To me, it is vital that there be an open and FREE means for doing relevance tests that the Lucene community can use to improve itself. If others can benefit, so be it. Much like Lucene developed a benchmarking tool for people to share performance tests (both speed and relevance) in a straightforward way (see the contrib/benchmark section of the Lucene distribution), so to is there a need for us (speaking, unofficially, for Lucene) to talk about relevance in a public way so we can compare notes just as any two researchers buried in the bowels of a commercial company might compare notes. Many, many people have used Lucene to do TREC (in fact, I have), but it is a showstopper when the other person you are discussing relevance with can’t just pick up the exact same bits (corpus, queries, judgments) and run the exact same tests. In other words, the goal is not to compare competing offerings, IMO, (although it will likely happen b/c that is human nature) it is to give Lucene users a common way of evaluating and talking about relevance.

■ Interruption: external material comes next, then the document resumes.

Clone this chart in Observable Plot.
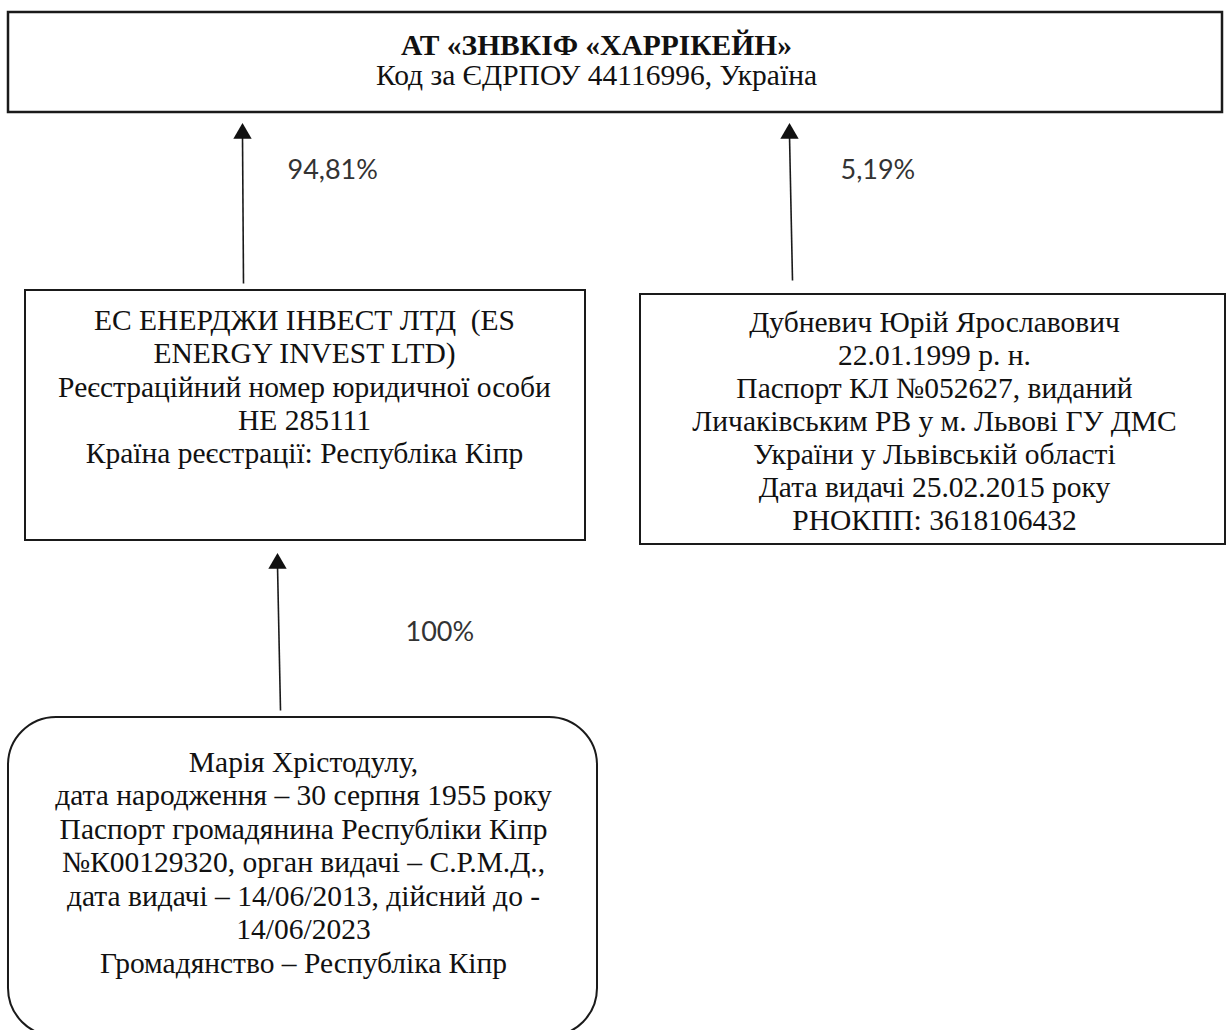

As anyone familiar with Lucene knows, ORP will be driven by the people that show up and volunteer to contribute to it, as are all Apache projects. Thus, the slate really is clean. If anyone (and I truly mean anyone, not just Lucene users, even though that is the preliminary focus) is interested, please show up and discuss over at general@lucene.apache.org. We’d welcome the ideas and, moreover, any efforts.




Posts that got the discussion going and that Grant is referring to:
http://www.jroller.com/otis/entry/open_relevance_project
http://www.jroller.com/otis/entry/followup_open_relevance_project
Grant, I’m sorry that the discussion is spread over so many posts. My post was a response to Otis, and has triggered a long comment thread. I wish there were a way to merge comment threads across multiple related posts.
Anyway, as the historical records show, I’m not a fan of batch relevance testing at the query level. But I know that many people are, and it sounds like the ORP could serve as a Lucene-specific (and free) TREC, serving the needs of such people in the Lucene community. I wish you success in that endeavor, and I apologize if the cascade of extrapolations led to unnecessary confusion.